>> begin

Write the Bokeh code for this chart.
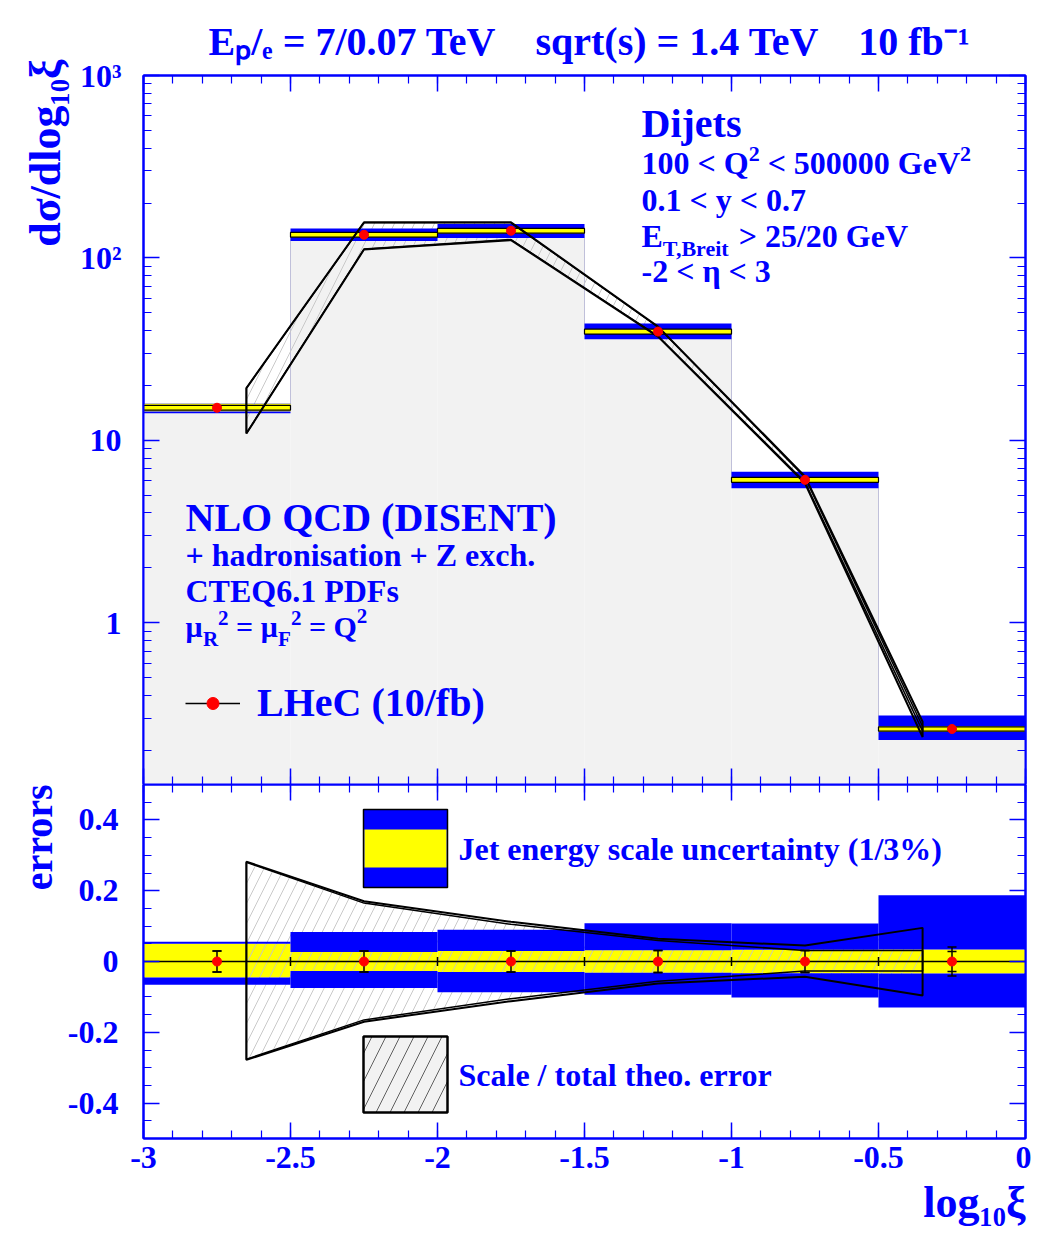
import math
from bokeh.plotting import figure
from bokeh.models import (Range1d, LinearAxis, LogAxis, SingleIntervalTicker, LogTicker,
                          ColumnDataSource, Label, Legend, LegendItem, CustomJSTickFormatter, Title)
from bokeh.layouts import column
from bokeh.embed import file_html
from bokeh.resources import INLINE

# ---------------- data ----------------
bin_lo = [-3.0, -2.5, -2.0, -1.5, -1.0, -0.5]
bin_hi = [-2.5, -2.0, -1.5, -1.0, -0.5, 0.0]
xsec = [15.1, 134.0, 141.0, 39.5, 6.08, 0.262]          # dsigma/dlog10(xi)
stat_err = [0.030, 0.030, 0.030, 0.031, 0.031, 0.028]   # relative
tot_err = [0.030, 0.030, 0.030, 0.031, 0.031, 0.041]    # relative
jes3_up = [0.056, 0.083, 0.090, 0.108, 0.107, 0.187]    # blue band
jes3_dn = [-0.066, -0.075, -0.087, -0.094, -0.102, -0.130]
jes1_up = [0.050, 0.027, 0.030, 0.032, 0.033, 0.034]    # yellow band
jes1_dn = [-0.045, -0.027, -0.030, -0.032, -0.033, -0.034]
theo_x = [-2.65, -2.25, -1.75, -1.25, -0.75, -0.35]
tot_up = [0.282, 0.170, 0.112, 0.064, 0.045, 0.095]     # total theo. error
tot_dn = [-0.278, -0.170, -0.112, -0.062, -0.043, -0.096]
scl_up = [0.280, 0.165, 0.105, 0.059, 0.031, 0.031]     # scale error
scl_dn = [-0.276, -0.165, -0.105, -0.056, -0.027, -0.027]
x_ticks_labels = {-3: "-3", -2.5: "-2.5", -2: "-2", -1.5: "-1.5", -1: "-1", -0.5: "-0.5", 0: "0"}
y_top_labels = {1: "1", 10: "10", 100: "10²", 1000: "10³"}
y_bot_labels = {0.4: "0.4", 0.2: "0.2", 0: "0", -0.2: "-0.2", -0.4: "-0.4"}

# ---------------- styling / geometry ----------------
BLUE = "#0000ff"
YEL = "#ffff00"
FONT = "Liberation Serif"
Y_MIN, Y_MAX = 0.13, 1000.0
W_FIG, H1, H2 = 1031, 784, 450
FL, FR, FT1 = 143, 6, 75
F_W, F1_H, F2_H = 882, 709, 354
LL, LH = math.log10(Y_MIN), math.log10(Y_MAX)
NB = "\u00a0"


def xd(px):
    return -3 + (px - FL) / F_W * 3


def yt(py):
    return 10 ** (LH - (py - FT1) / F1_H * (LH - LL))


TOP2 = H1


def yb(py):
    return 0.5 - (py - TOP2) / F2_H


WID = {' ': 250, '!': 333, '(': 333, ')': 333, '+': 570, ',': 250, '-': 333, '.': 250, '/': 278,
       '%': 1000, '<': 570, '=': 570, '>': 570, 'σ': 590, 'ξ': 470, 'η': 556, 'μ': 580}
for c in "0123456789":
    WID[c] = 500
for c, w in zip("ABCDEFGHIJKLMNOPQRSTUVWXYZ",
                [722, 667, 722, 722, 667, 611, 778, 778, 389, 500, 778, 667, 944, 722, 778, 611, 778,
                 722, 556, 667, 722, 722, 1000, 722, 722, 667]):
    WID[c] = w
for c, w in zip("abcdefghijklmnopqrstuvwxyz",
                [500, 556, 444, 556, 444, 333, 500, 556, 278, 333, 556, 278, 833, 556, 500, 556, 556,
                 444, 389, 333, 556, 500, 722, 500, 500, 444]):
    WID[c] = w


def tw(s, size):
    return sum(WID.get(c, 500) for c in s) / 1000.0 * size


def rich(fig, px, py, parts, ymap):
    cur = 0.0
    for text, size, dy in parts:
        lead = len(text) - len(text.lstrip(" "))
        cur += lead * 0.25 * size
        t = text.strip(" ")
        x, y = xd(px + cur), ymap(py + dy - 0.36 * size)
        fig.add_layout(Label(x=x, y=y, text=t, text_font=FONT, text_font_style="bold",
                             text_font_size=f"{size}px", text_color=BLUE, text_align="left",
                             text_baseline="alphabetic"))
        cur += tw(t, size)
        trail = (len(text) - len(text.rstrip(" "))) if text.strip(" ") else 0
        cur += trail * 0.25 * size


def style_title(t, size=40):
    t.text_font = FONT
    t.text_font_style = "bold"
    t.text_font_size = f"{size}px"
    t.text_color = BLUE


def style_axis(ax, labels, overrides=None, standoff=10):
    ax.axis_line_color = BLUE
    ax.axis_line_width = 2
    ax.major_tick_line_color = BLUE
    ax.minor_tick_line_color = BLUE
    ax.major_tick_line_width = 1.5
    ax.minor_tick_line_width = 1.2
    ax.major_tick_in = 16
    ax.major_tick_out = 0
    ax.minor_tick_in = 8
    ax.minor_tick_out = 0
    if labels:
        ax.major_label_text_font = FONT
        ax.major_label_text_font_style = "bold"
        ax.major_label_text_font_size = "32px"
        ax.major_label_text_color = BLUE
        ax.major_label_standoff = standoff
        if overrides:
            ax.major_label_overrides = overrides
    else:
        ax.formatter = CustomJSTickFormatter(code="return ''")
        ax.major_label_text_font_size = "1px"
        ax.major_label_standoff = 0


def xticker():
    return SingleIntervalTicker(interval=0.5, num_minor_ticks=5)


def logticker():
    return LogTicker(mantissas=[1], num_minor_ticks=10, desired_num_ticks=5)


# ---------------- top panel ----------------
xc = [(a + b) / 2 for a, b in zip(bin_lo, bin_hi)]

p1 = figure(width=W_FIG, height=H1, x_range=Range1d(-3, 0), y_range=Range1d(Y_MIN, Y_MAX),
            y_axis_type="log", output_backend="svg", toolbar_location=None,
            min_border_left=FL, min_border_right=FR, min_border_top=FT1, min_border_bottom=0)
p1.xgrid.grid_line_color = None
p1.ygrid.grid_line_color = None
p1.outline_line_color = BLUE
p1.outline_line_width = 2
p1.xaxis[0].ticker = xticker()
style_axis(p1.xaxis[0], False)
p1.yaxis[0].ticker = logticker()
style_axis(p1.yaxis[0], True, y_top_labels, standoff=22)
ax = LinearAxis(ticker=xticker())
style_axis(ax, False)
p1.add_layout(ax, "above")
ax = LogAxis(ticker=logticker())
style_axis(ax, False)
p1.add_layout(ax, "right")

# header
p1.title.text = ("Eₚ/ₑ = 7/0.07 TeV" + NB * 4 + "sqrt(s) = 1.4 TeV" + NB * 4 + "10 fb⁻¹")
style_title(p1.title)
p1.title.align = "left"
p1.title.offset = 65
p1.title.standoff = 24
# y title
ytitle = Title(text="dσ/dlog₁₀ξ", align="right", standoff=14, offset=-16)
style_title(ytitle, 44)
p1.add_layout(ytitle, "left")

lo3 = [v * (1 + d) for v, d in zip(xsec, jes3_dn)]
hi3 = [v * (1 + u) for v, u in zip(xsec, jes3_up)]
lo1 = [v * (1 + d) for v, d in zip(xsec, jes1_dn)]
hi1 = [v * (1 + u) for v, u in zip(xsec, jes1_up)]

# histogram (NLO prediction)
p1.quad(left=bin_lo, right=bin_hi, bottom=Y_MIN, top=xsec, fill_color="#f2f2f2", line_color=None)
p1.step(x=bin_lo + [bin_hi[-1]], y=xsec + [xsec[-1]], mode="after", line_color="#c0c0da", line_width=1)

# jet energy scale bands, theory hatch
tx = theo_x + theo_x[::-1]
ty_tot = [v * (1 + u) for v, u in zip(xsec, tot_up)] + [v * (1 + d) for v, d in zip(xsec, tot_dn)][::-1]
ty_scl = [v * (1 + u) for v, u in zip(xsec, scl_up)] + [v * (1 + d) for v, d in zip(xsec, scl_dn)][::-1]
p1.quad(left=bin_lo, right=bin_hi, bottom=lo1, top=hi1, fill_color=YEL, line_color=None)
p1.patch(tx, ty_tot, fill_alpha=0, hatch_pattern="/", hatch_color="#c4c4c4", hatch_scale=20,
         hatch_weight=0.9, line_color=None)
p1.quad(left=bin_lo, right=bin_hi, bottom=hi1, top=hi3, fill_color=BLUE, line_color=None)
p1.quad(left=bin_lo, right=bin_hi, bottom=lo3, top=lo1, fill_color=BLUE, line_color=None)
p1.quad(left=bin_lo, right=bin_hi, bottom=[v * (1 - e) for v, e in zip(xsec, stat_err)],
        top=[v * (1 + e) for v, e in zip(xsec, stat_err)], fill_color=YEL, line_color="black",
        line_width=1.2)
p1.patch(tx, ty_tot, fill_alpha=0, line_color="black", line_width=2)
p1.patch(tx, ty_scl, fill_alpha=0, line_color="black", line_width=1.5)

src1 = ColumnDataSource(dict(xc=xc, y=xsec, lo=[v * (1 - e) for v, e in zip(xsec, stat_err)],
                             hi=[v * (1 + e) for v, e in zip(xsec, stat_err)]))
vbar = p1.segment(x0="xc", x1="xc", y0="lo", y1="hi", source=src1, line_color="black", line_width=1.5)
dots1 = p1.scatter("xc", "y", source=src1, size=9, color="red")

legend = Legend(items=[LegendItem(label="LHeC (10/fb)", renderers=[vbar, dots1])],
                location=(42, 58), label_text_font=FONT, label_text_font_style="bold",
                label_text_font_size="40px", label_text_color=BLUE, glyph_width=55, glyph_height=30,
                label_standoff=17, padding=0, margin=0, spacing=0, border_line_alpha=0,
                background_fill_alpha=0)
p1.add_layout(legend)

# texts, top panel
rich(p1, 641, 137, [("Dijets", 40, 0)], yt)
rich(p1, 641, 174, [("100 < Q", 32, 0), ("2", 22, -13), (" < 500000 GeV", 32, 0), ("2", 22, -13)], yt)
rich(p1, 641, 211, [("0.1 < y < 0.7", 32, 0)], yt)
rich(p1, 641, 247, [("E", 32, 0), ("T,Breit", 22, 9), (" > 25/20 GeV", 32, 0)], yt)
rich(p1, 641, 282, [("-2 < η < 3", 32, 0)], yt)
rich(p1, 185, 531, [("NLO QCD (DISENT)", 40, 0)], yt)
rich(p1, 185, 566, [("+ hadronisation + Z exch.", 32, 0)], yt)
rich(p1, 185, 602, [("CTEQ6.1 PDFs", 32, 0)], yt)
rich(p1, 185, 637, [("μ", 30, 0), ("R", 21, 9), ("2", 21, -12), (" = μ", 30, 0), ("F", 21, 9),
                    ("2", 21, -12), (" = Q", 30, 0), ("2", 21, -14)], yt)

# ---------------- bottom panel ----------------
p2 = figure(width=W_FIG, height=H2, x_range=p1.x_range, y_range=Range1d(-0.5, 0.5),
            output_backend="svg", toolbar_location=None,
            min_border_left=FL, min_border_right=FR, min_border_top=0, min_border_bottom=H2 - F2_H)
p2.xgrid.grid_line_color = None
p2.ygrid.grid_line_color = None
p2.outline_line_color = BLUE
p2.outline_line_width = 2
p2.xaxis[0].ticker = xticker()
style_axis(p2.xaxis[0], True, x_ticks_labels, standoff=8)
p2.yaxis[0].ticker = SingleIntervalTicker(interval=0.2, num_minor_ticks=4)
style_axis(p2.yaxis[0], True, y_bot_labels, standoff=25)
ax = LinearAxis(ticker=xticker())
style_axis(ax, False)
p2.add_layout(ax, "above")
ax = LinearAxis(ticker=SingleIntervalTicker(interval=0.2, num_minor_ticks=4))
style_axis(ax, False)
p2.add_layout(ax, "right")
etitle = Title(text="errors", align="right", standoff=8)
style_title(etitle)
p2.add_layout(etitle, "left")
xtitle = Title(text="log₁₀ξ", align="right", standoff=10)
style_title(xtitle, 44)
p2.add_layout(xtitle, "below")

p2.quad(left=bin_lo, right=bin_hi, bottom=jes1_dn, top=jes1_up, fill_color=YEL, line_color=None)
p2.patch(tx, tot_up + tot_dn[::-1], fill_alpha=0, hatch_pattern="/", hatch_color="#c4c4c4",
         hatch_scale=20, hatch_weight=0.9, line_color=None)
p2.quad(left=bin_lo, right=bin_hi, bottom=jes1_up, top=jes3_up, fill_color=BLUE, line_color=None)
p2.quad(left=bin_lo, right=bin_hi, bottom=jes3_dn, top=jes1_dn, fill_color=BLUE, line_color=None)
p2.patch(tx, tot_up + tot_dn[::-1], fill_alpha=0, line_color="black", line_width=2)
p2.patch(tx, scl_up + scl_dn[::-1], fill_alpha=0, line_color="black", line_width=1.5)

zeros = [0.0] * len(xc)
p2.segment(x0=bin_lo, x1=bin_hi, y0=zeros, y1=zeros, line_color="black", line_width=1.5)
p2.scatter(bin_lo[1:], zeros[1:], marker="dash", angle=math.pi / 2, size=9, line_color="black",
           line_width=1.5)
p2.segment(x0=xc, x1=xc, y0=[-e for e in tot_err], y1=tot_err, line_color="black", line_width=1.5)
p2.scatter(xc + xc, tot_err + [-e for e in tot_err], marker="dash", size=9, line_color="black",
           line_width=1.5)
p2.scatter(xc + xc, stat_err + [-e for e in stat_err], marker="dash", size=9, line_color="black",
           line_width=1.5)
p2.scatter(xc, zeros, size=9, color="red")

# legend boxes
p2.quad(left=[xd(363)], right=[xd(447)], bottom=[yb(887)], top=[yb(809)], fill_color=BLUE,
        line_color="black", line_width=1.5)
p2.quad(left=[xd(364)], right=[xd(446)], bottom=[yb(867)], top=[yb(829)], fill_color=YEL, line_color=None)
p2.quad(left=[xd(363)], right=[xd(447)], bottom=[yb(1112)], top=[yb(1036)], fill_color="#f2f2f2",
        hatch_pattern="/", hatch_color="#606060", hatch_scale=28, hatch_weight=1,
        line_color="black", line_width=2.5)
rich(p2, 458, 860, [("Jet energy scale uncertainty (1/3%)", 32, 0)], yb)
rich(p2, 458, 1086, [("Scale / total theo. error", 32, 0)], yb)

layout = column(p1, p2)
open("out.html", "w").write(file_html(layout, INLINE))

>> end

- _Exercise aim_
Leave out the pictures. Transcribe only the lines above, from the first through the one that contains "from bokeh.resources import INLINE".

- _Expected output_
Write the Bokeh code for this chart.
import math
from bokeh.plotting import figure
from bokeh.models import (Range1d, LinearAxis, LogAxis, SingleIntervalTicker, LogTicker,
                          ColumnDataSource, Label, Legend, LegendItem, CustomJSTickFormatter, Title)
from bokeh.layouts import column
from bokeh.embed import file_html
from bokeh.resources import INLINE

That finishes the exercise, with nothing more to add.